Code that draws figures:
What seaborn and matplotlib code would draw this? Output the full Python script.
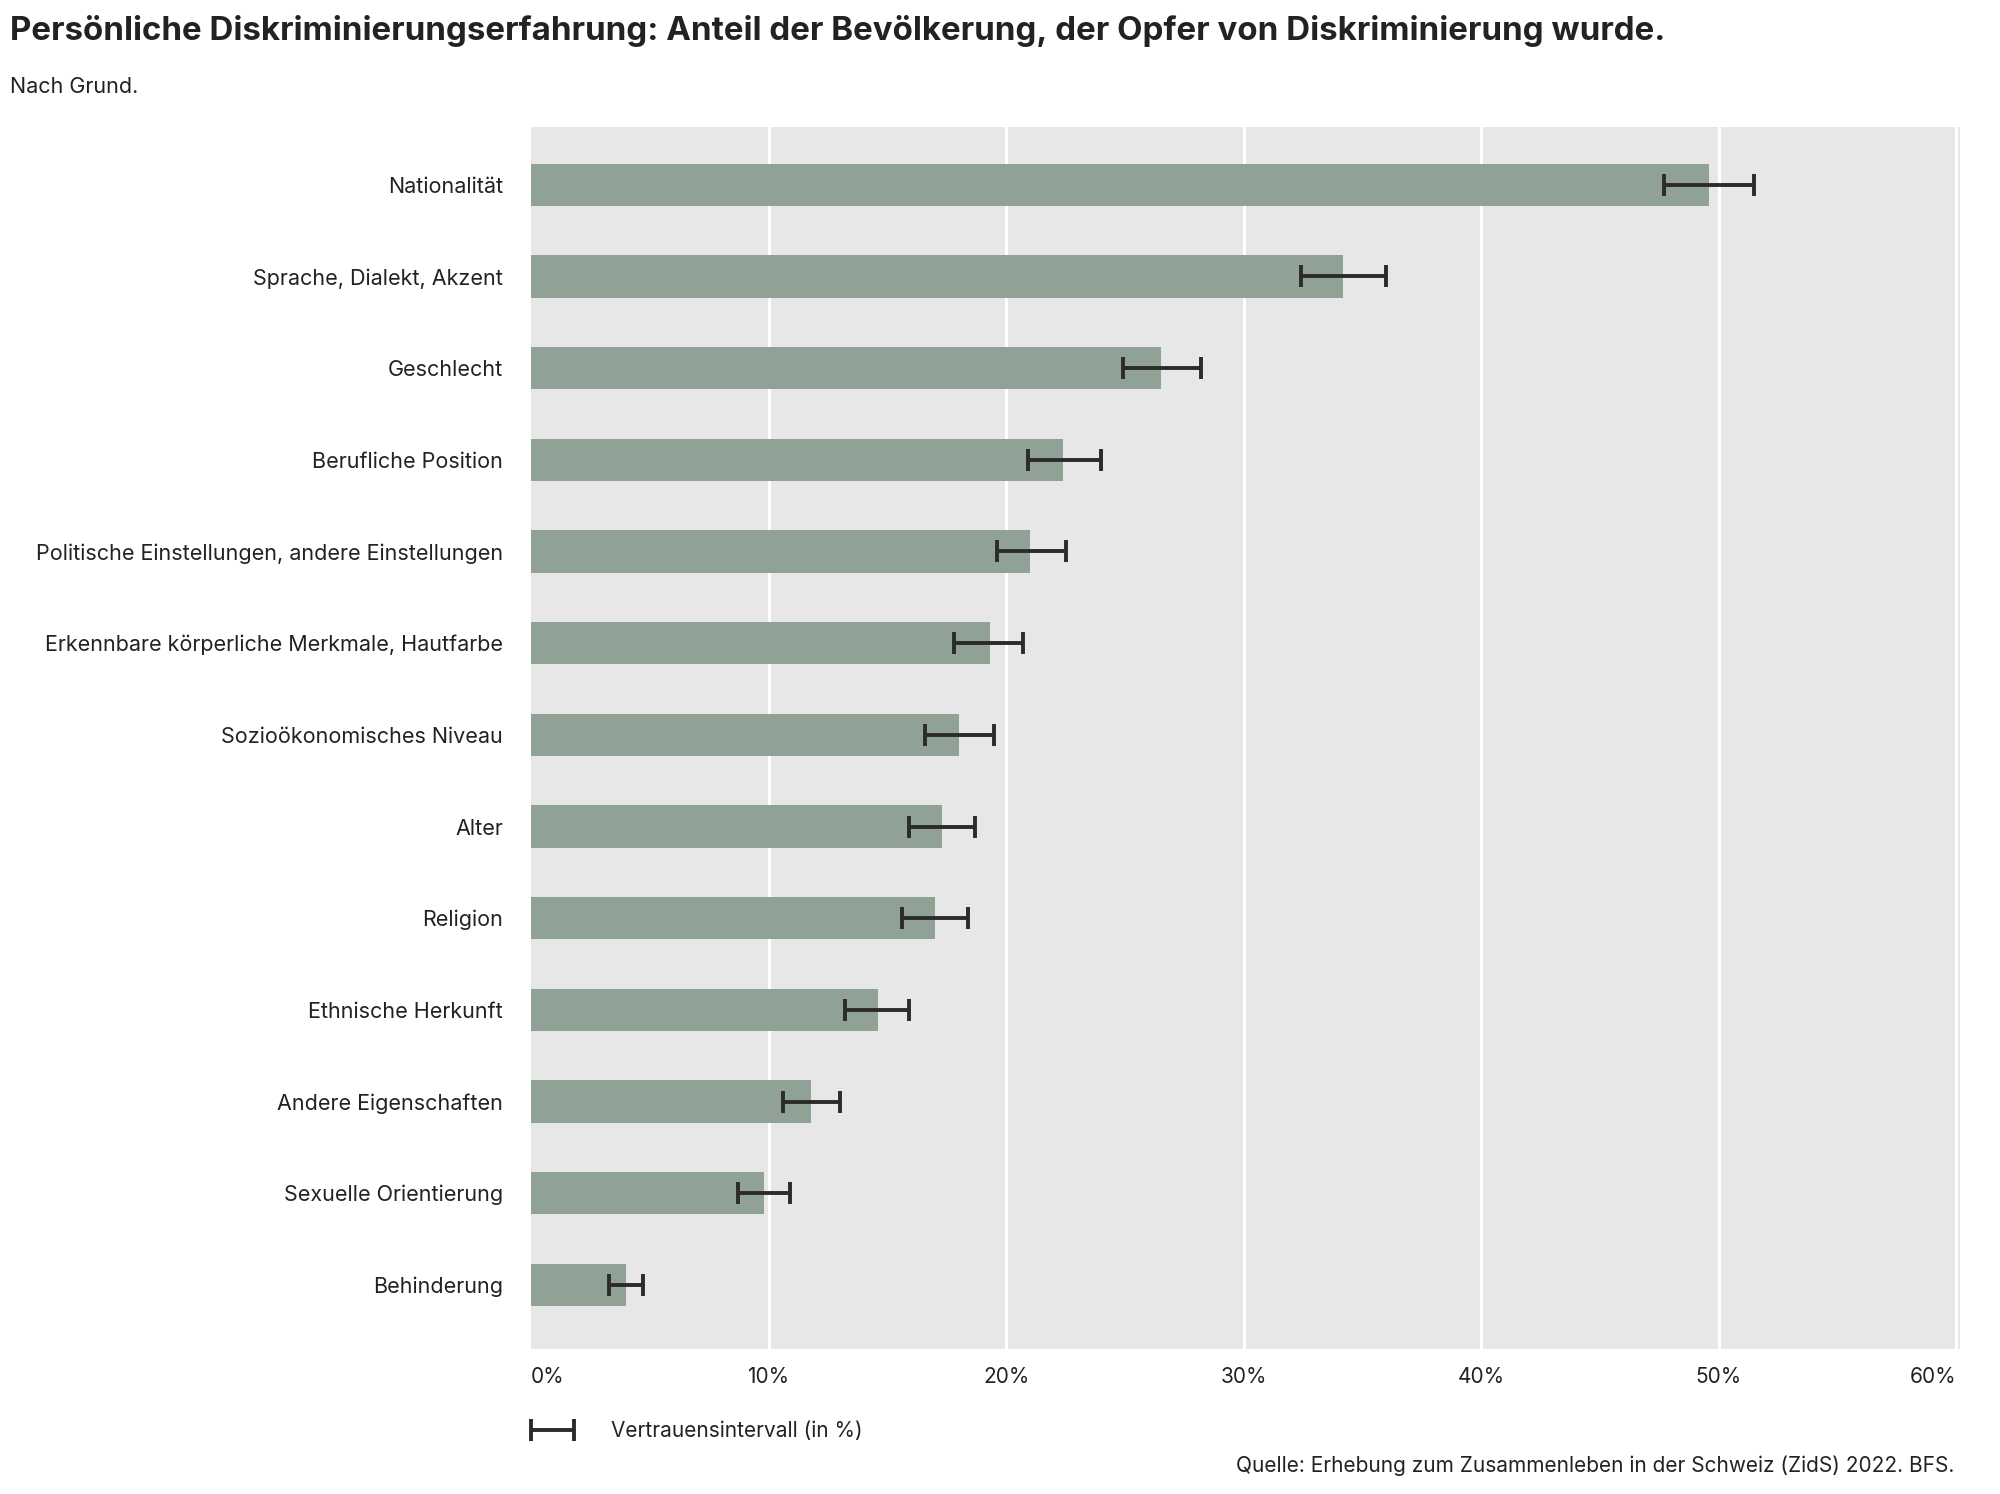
import matplotlib
matplotlib.use("Agg")
import matplotlib.pyplot as plt
from matplotlib.container import ErrorbarContainer
from matplotlib.legend_handler import HandlerErrorbar
import pandas as pd
import numpy as np
import seaborn as sns

categories = [
    "Nationalität",
    "Sprache, Dialekt, Akzent",
    "Geschlecht",
    "Berufliche Position",
    "Politische Einstellungen, andere Einstellungen",
    "Erkennbare körperliche Merkmale, Hautfarbe",
    "Sozioökonomisches Niveau",
    "Alter",
    "Religion",
    "Ethnische Herkunft",
    "Andere Eigenschaften",
    "Sexuelle Orientierung",
    "Behinderung",
]
share = [49.6, 34.2, 26.5, 22.4, 21.0, 19.3, 18.0, 17.3, 17.0, 14.6, 11.8, 9.8, 4.0]
ci_low = [47.7, 32.4, 24.9, 20.9, 19.6, 17.8, 16.6, 15.9, 15.6, 13.2, 10.6, 8.7, 3.3]
ci_high = [51.5, 36.0, 28.2, 24.0, 22.5, 20.7, 19.5, 18.7, 18.4, 15.9, 13.0, 10.9, 4.7]
xticks = [0, 10, 20, 30, 40, 50, 60]

df = pd.DataFrame({"grund": categories, "anteil": share, "lo": ci_low, "hi": ci_high})

sns.set_theme(style="white")
plt.rcParams["font.family"] = ["Inter", "DejaVu Sans"]

fig = plt.figure(figsize=(20, 14.94), dpi=100)
ax = fig.add_axes([0.2655, 0.097, 0.7145, 0.818])
ax.set_facecolor("#e7e7e7")

sns.barplot(data=df, x="anteil", y="grund", orient="h", color="#90a295",
            saturation=1, width=0.46, linewidth=0, ax=ax, zorder=2)

ax.errorbar(df["anteil"], np.arange(len(df)),
            xerr=[df["anteil"] - df["lo"], df["hi"] - df["anteil"]],
            fmt="none", ecolor="#2b2b2b", elinewidth=2.8, capsize=8,
            capthick=2.8, zorder=3, label="Vertrauensintervall (in %)")

ax.set_xlim(0, 60.15)
ax.set_ylim(12.7, -0.63)
ax.set_xticks(xticks)
ax.set_xticklabels([f"{t}%" for t in xticks], fontsize=15, color="#222222")
labels = ax.get_xticklabels()
labels[0].set_ha("left")
labels[-1].set_ha("right")
ax.tick_params(axis="x", length=0, pad=13)
ax.tick_params(axis="y", length=0, pad=20, labelsize=15.5, labelcolor="#222222")
ax.grid(axis="x", color="white", linewidth=2.2, zorder=1)
ax.xaxis.get_gridlines()[0].set_visible(False)
ax.set_axisbelow(True)
ax.set_xlabel("")
ax.set_ylabel("")
for s in ax.spines.values():
    s.set_visible(False)

fig.text(0.005, 0.979, "Persönliche Diskriminierungserfahrung: Anteil der Bevölkerung, der Opfer von Diskriminierung wurde.",
         fontsize=23.8, fontweight="bold", color="#222222", va="center", ha="left")
fig.text(0.005, 0.942, "Nach Grund.", fontsize=15.5, color="#222222", va="center", ha="left")

ax.legend(loc="center left", bbox_to_anchor=(0.2655, 0.042), bbox_transform=fig.transFigure,
          frameon=False, fontsize=15, handlelength=2.1, handletextpad=1.75,
          borderpad=0, borderaxespad=0, labelcolor="#222222",
          handler_map={ErrorbarContainer: HandlerErrorbar(xerr_size=1.03)})
fig.text(0.977, 0.019, "Quelle: Erhebung zum Zusammenleben in der Schweiz (ZidS) 2022. BFS.",
         fontsize=15, color="#222222", ha="right", va="center")

fig.savefig("out.png", dpi=100)
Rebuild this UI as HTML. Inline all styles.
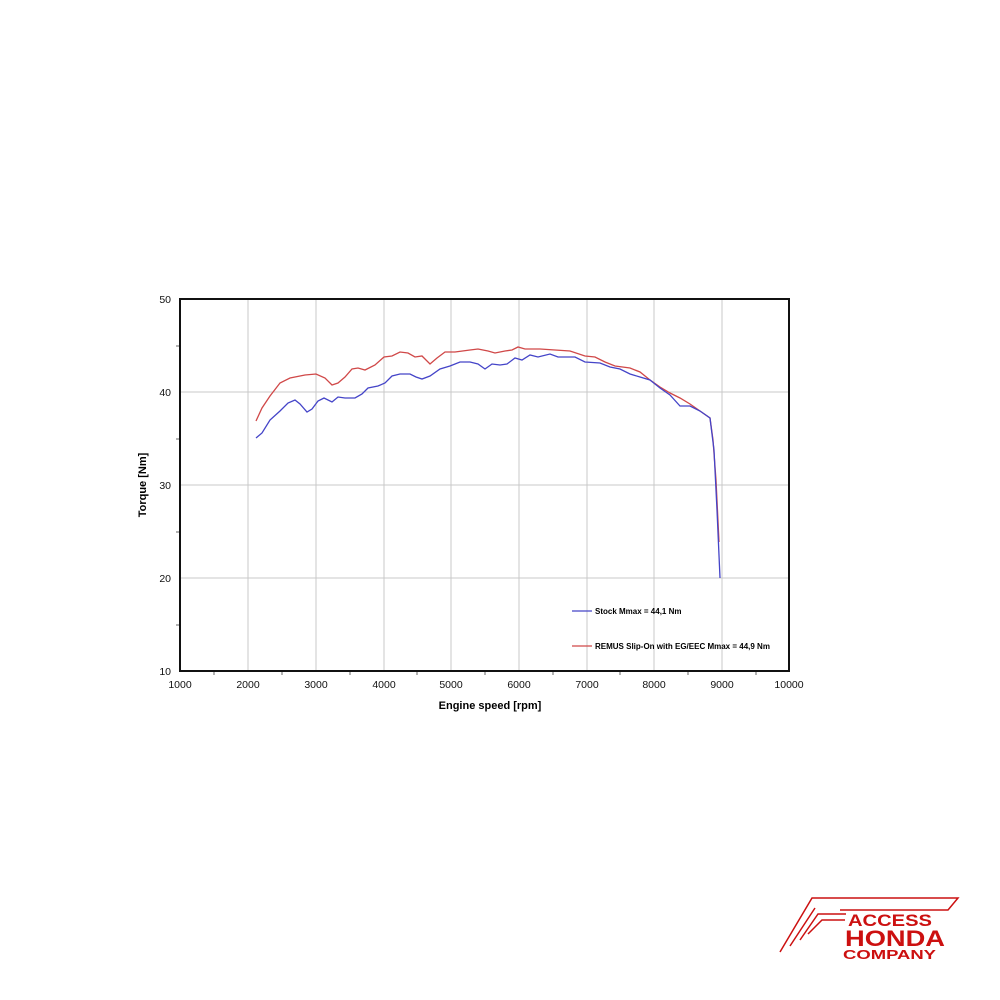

Job
Which lines hold the word "matplotlib"? Copy every one of them.

Response for this exercise
What seaborn and matplotlib code would draw this? Output the full Python script.
import matplotlib
matplotlib.use("Agg")
import matplotlib.pyplot as plt
from matplotlib.container import ErrorbarContainer
from matplotlib.legend_handler import HandlerErrorbar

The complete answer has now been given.